The police promptly opened an investigation of Meili for violating the bank secrecy act--even though the bank's intended destruction of records was illegal. The Jewish organization promptly provided a lawyer. "When I came home the lawyer was waiting for me and said we have to go to the police and make a statement. So that's what I did. The next day the police went public" with their charges, the bank suspended him, and then the chairman of the Union Bank of Switzerland went public with a statement questioning Meili's motives. Swiss TV showed up at his house, and soon he was receiving letters saying he was being paid by the Mossad (the Israeli CIA).
He wanted to defend himself in public, "but I had no idea; I know nothing about the press, about TV stuff, nothing. And the whole world's changed from asking about the documents to asking about Meili: Who is Meili? Nobody asks anymore about the documents. But it's the first time that you have documents where you can see that private Swiss banks were involved with business in Nazi Germany. Before, documents like this did not exist, and when you asked the banks, they said, 'We have nothing.'"
People began harassing him on the train and in the bars and cafes. People would "speak bad" or "make jokes." "I speak with them," he said, "but the Swiss people are believing the headlines. And you can't explain anytime, all the time. So I can't anymore take the train. I had to taxi." He calls it "a tough time." Unemployed, he started to read everything he could find on Switzerland in World War II. "Fifteen hours a day I worked on this stuff. I get the picture, and I don't get it. The only thing people in Switzerland are interested in is to be quiet. They don't get it, they don't get what they have to do with history."
Finally he developed his own analysis of what had happened--to him and to Switzerland.

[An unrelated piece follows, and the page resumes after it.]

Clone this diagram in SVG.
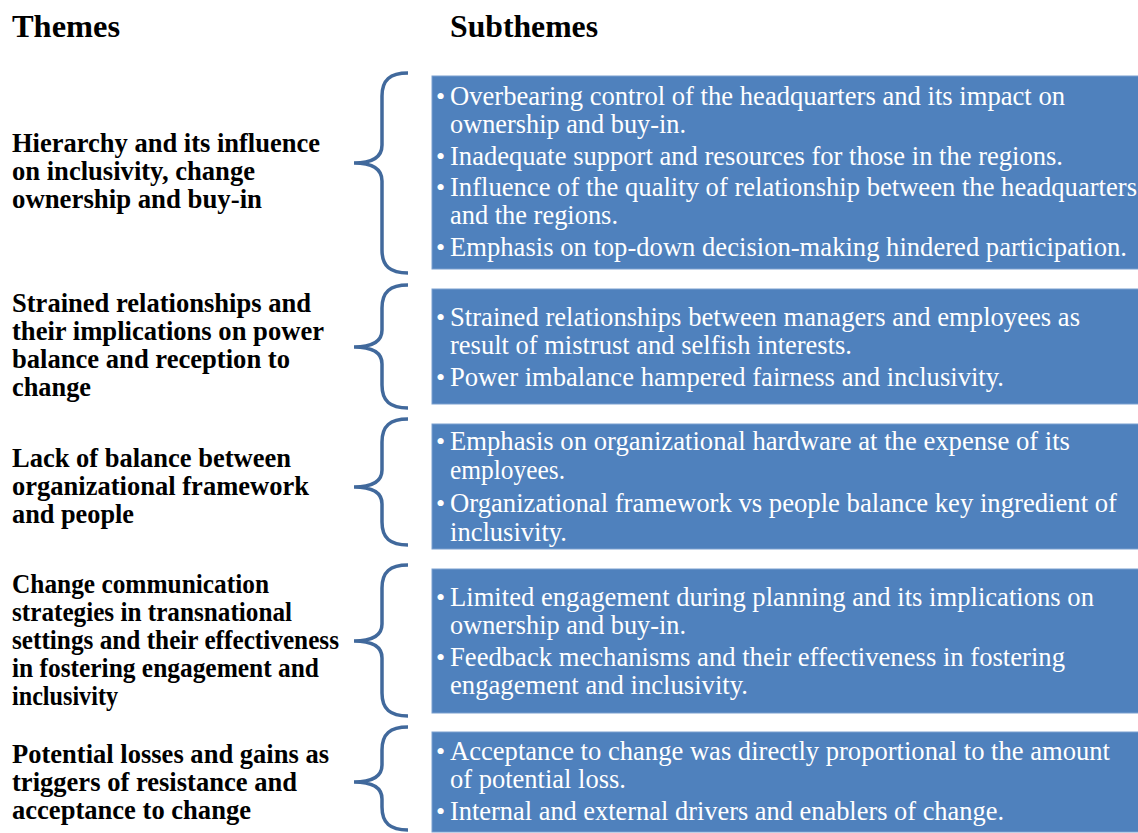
<svg xmlns="http://www.w3.org/2000/svg" width="1138" height="833" viewBox="0 0 1138 833">
<style>
.hd{font-family:"Liberation Serif",serif;font-weight:bold;font-size:32px;fill:#000}
.th{font-family:"Liberation Serif",serif;font-weight:bold;font-size:26.5px;fill:#000}
.st{font-family:"Liberation Serif",serif;font-size:26.7px;fill:#fff}
.bu{font-family:"Liberation Serif",serif;font-size:26px;fill:#fff}
.box{fill:#4f81bd;stroke:#7a9fcf;stroke-width:1}
.brace{fill:none;stroke:#41699c;stroke-width:3.5;stroke-linecap:butt}
</style>
<rect width="1138" height="833" fill="#fff"/>
<text class="hd" x="12" y="37" textLength="108" lengthAdjust="spacingAndGlyphs">Themes</text>
<text class="hd" x="450" y="37" textLength="148" lengthAdjust="spacingAndGlyphs">Subthemes</text>

<g id="theme1">
<text class="th" x="12" y="152" textLength="308" lengthAdjust="spacingAndGlyphs">Hierarchy and its influence</text>
<text class="th" x="12" y="180" textLength="243" lengthAdjust="spacingAndGlyphs">on inclusivity, change</text>
<text class="th" x="12" y="208" textLength="250" lengthAdjust="spacingAndGlyphs">ownership and buy-in</text>
</g>
<g id="theme2">
<text class="th" x="12" y="312" textLength="299" lengthAdjust="spacingAndGlyphs">Strained relationships and</text>
<text class="th" x="12" y="340" textLength="312" lengthAdjust="spacingAndGlyphs">their implications on power</text>
<text class="th" x="12" y="368" textLength="278" lengthAdjust="spacingAndGlyphs">balance and reception to</text>
<text class="th" x="12" y="396" textLength="79" lengthAdjust="spacingAndGlyphs">change</text>
</g>
<g id="theme3">
<text class="th" x="12" y="467" textLength="279" lengthAdjust="spacingAndGlyphs">Lack of balance between</text>
<text class="th" x="12" y="495" textLength="297" lengthAdjust="spacingAndGlyphs">organizational framework</text>
<text class="th" x="12" y="523" textLength="122" lengthAdjust="spacingAndGlyphs">and people</text>
</g>
<g id="theme4">
<text class="th" x="12" y="593" textLength="257" lengthAdjust="spacingAndGlyphs">Change communication</text>
<text class="th" x="12" y="621" textLength="280" lengthAdjust="spacingAndGlyphs">strategies in transnational</text>
<text class="th" x="12" y="649" textLength="327" lengthAdjust="spacingAndGlyphs">settings and their effectiveness</text>
<text class="th" x="12" y="677" textLength="307" lengthAdjust="spacingAndGlyphs">in fostering engagement and</text>
<text class="th" x="12" y="705" textLength="106" lengthAdjust="spacingAndGlyphs">inclusivity</text>
</g>
<g id="theme5">
<text class="th" x="12" y="763" textLength="317" lengthAdjust="spacingAndGlyphs">Potential losses and gains as</text>
<text class="th" x="12" y="791" textLength="285" lengthAdjust="spacingAndGlyphs">triggers of resistance and</text>
<text class="th" x="12" y="819" textLength="239" lengthAdjust="spacingAndGlyphs">acceptance to change</text>
</g>

<g id="connectors">
<path class="brace" d="M408,73 C390,73 382,80 382,96 L382,145 C382,156 374,163 354,163 C374,163 382,170 382,181 L382,250 C382,266 390,273 408,273"/>
<path class="brace" d="M408,285 C390,285 382,292 382,308 L382,330 C382,341 374,347 354,347 C374,347 382,353 382,364 L382,385 C382,401 390,408 408,408"/>
<path class="brace" d="M408,419 C390,419 382,426 382,442 L382,470 C382,481 374,487 354,487 C374,487 382,493 382,504 L382,522 C382,538 390,545 408,545"/>
<path class="brace" d="M408,565 C390,565 382,572 382,588 L382,624 C382,635 374,641 354,641 C374,641 382,647 382,658 L382,693 C382,709 390,716 408,716"/>
<path class="brace" d="M408,727 C390,727 382,734 382,750 L382,765 C382,776 374,782 354,782 C374,782 382,788 382,799 L382,807 C382,823 390,830 408,830"/>
</g>

<g id="sub1">
<rect class="box" x="432" y="76" width="710" height="193"/>
<text class="bu" x="436" y="105">•</text>
<text class="st" x="450" y="105" textLength="615" lengthAdjust="spacingAndGlyphs">Overbearing control of the headquarters and its impact on</text>
<text class="st" x="450" y="133" textLength="236" lengthAdjust="spacingAndGlyphs">ownership and buy-in.</text>
<text class="bu" x="436" y="165">•</text>
<text class="st" x="450" y="165" textLength="613" lengthAdjust="spacingAndGlyphs">Inadequate support and resources for those in the regions.</text>
<text class="bu" x="436" y="196">•</text>
<text class="st" x="450" y="196" textLength="687" lengthAdjust="spacingAndGlyphs">Influence of the quality of relationship between the headquarters</text>
<text class="st" x="450" y="224" textLength="168" lengthAdjust="spacingAndGlyphs">and the regions.</text>
<text class="bu" x="436" y="256">•</text>
<text class="st" x="450" y="256" textLength="677" lengthAdjust="spacingAndGlyphs">Emphasis on top-down decision-making hindered participation.</text>
</g>
<g id="sub2">
<rect class="box" x="432" y="289" width="710" height="115"/>
<text class="bu" x="436" y="326">•</text>
<text class="st" x="450" y="326" textLength="630" lengthAdjust="spacingAndGlyphs">Strained relationships between managers and employees as</text>
<text class="st" x="450" y="354" textLength="402" lengthAdjust="spacingAndGlyphs">result of mistrust and selfish interests.</text>
<text class="bu" x="436" y="386">•</text>
<text class="st" x="450" y="386" textLength="554" lengthAdjust="spacingAndGlyphs">Power imbalance hampered fairness and inclusivity.</text>
</g>
<g id="sub3">
<rect class="box" x="432" y="424" width="710" height="125"/>
<text class="bu" x="436" y="450">•</text>
<text class="st" x="450" y="450" textLength="620" lengthAdjust="spacingAndGlyphs">Emphasis on organizational hardware at the expense of its</text>
<text class="st" x="450" y="479" textLength="115" lengthAdjust="spacingAndGlyphs">employees.</text>
<text class="bu" x="436" y="512">•</text>
<text class="st" x="450" y="512" textLength="667" lengthAdjust="spacingAndGlyphs">Organizational framework vs people balance key ingredient of</text>
<text class="st" x="450" y="541" textLength="117" lengthAdjust="spacingAndGlyphs">inclusivity.</text>
</g>
<g id="sub4">
<rect class="box" x="432" y="569" width="710" height="144"/>
<text class="bu" x="436" y="606">•</text>
<text class="st" x="450" y="606" textLength="644" lengthAdjust="spacingAndGlyphs">Limited engagement during planning and its implications on</text>
<text class="st" x="450" y="634" textLength="236" lengthAdjust="spacingAndGlyphs">ownership and buy-in.</text>
<text class="bu" x="436" y="666">•</text>
<text class="st" x="450" y="666" textLength="615" lengthAdjust="spacingAndGlyphs">Feedback mechanisms and their effectiveness in fostering</text>
<text class="st" x="450" y="694" textLength="298" lengthAdjust="spacingAndGlyphs">engagement and inclusivity.</text>
</g>
<g id="sub5">
<rect class="box" x="432" y="732" width="710" height="100"/>
<text class="bu" x="436" y="760">•</text>
<text class="st" x="450" y="760" textLength="660" lengthAdjust="spacingAndGlyphs">Acceptance to change was directly proportional to the amount</text>
<text class="st" x="450" y="788" textLength="176" lengthAdjust="spacingAndGlyphs">of potential loss.</text>
<text class="bu" x="436" y="820">•</text>
<text class="st" x="450" y="820" textLength="554" lengthAdjust="spacingAndGlyphs">Internal and external drivers and enablers of change.</text>
</g>
</svg>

The postwar settlement transformed Nazi-occupied Europe. A new generation came to power. "But at the end of the war, the Allies didn't come to Switzerland." Switzerland had no denazification, no postwar political reconstruction. As a result, the same kind of people who ran Switzerland when it was cooperating with Nazi Germany are still in power today. "Nazis still in the banks and the insurance companies, in the army and in politics, in the machine factory companies, still the same people," Meili says. "Nothing happens, nothing changes. The whole Swiss system is still the same. Go to Germany today and they are completely different people than they were during the war. But not here."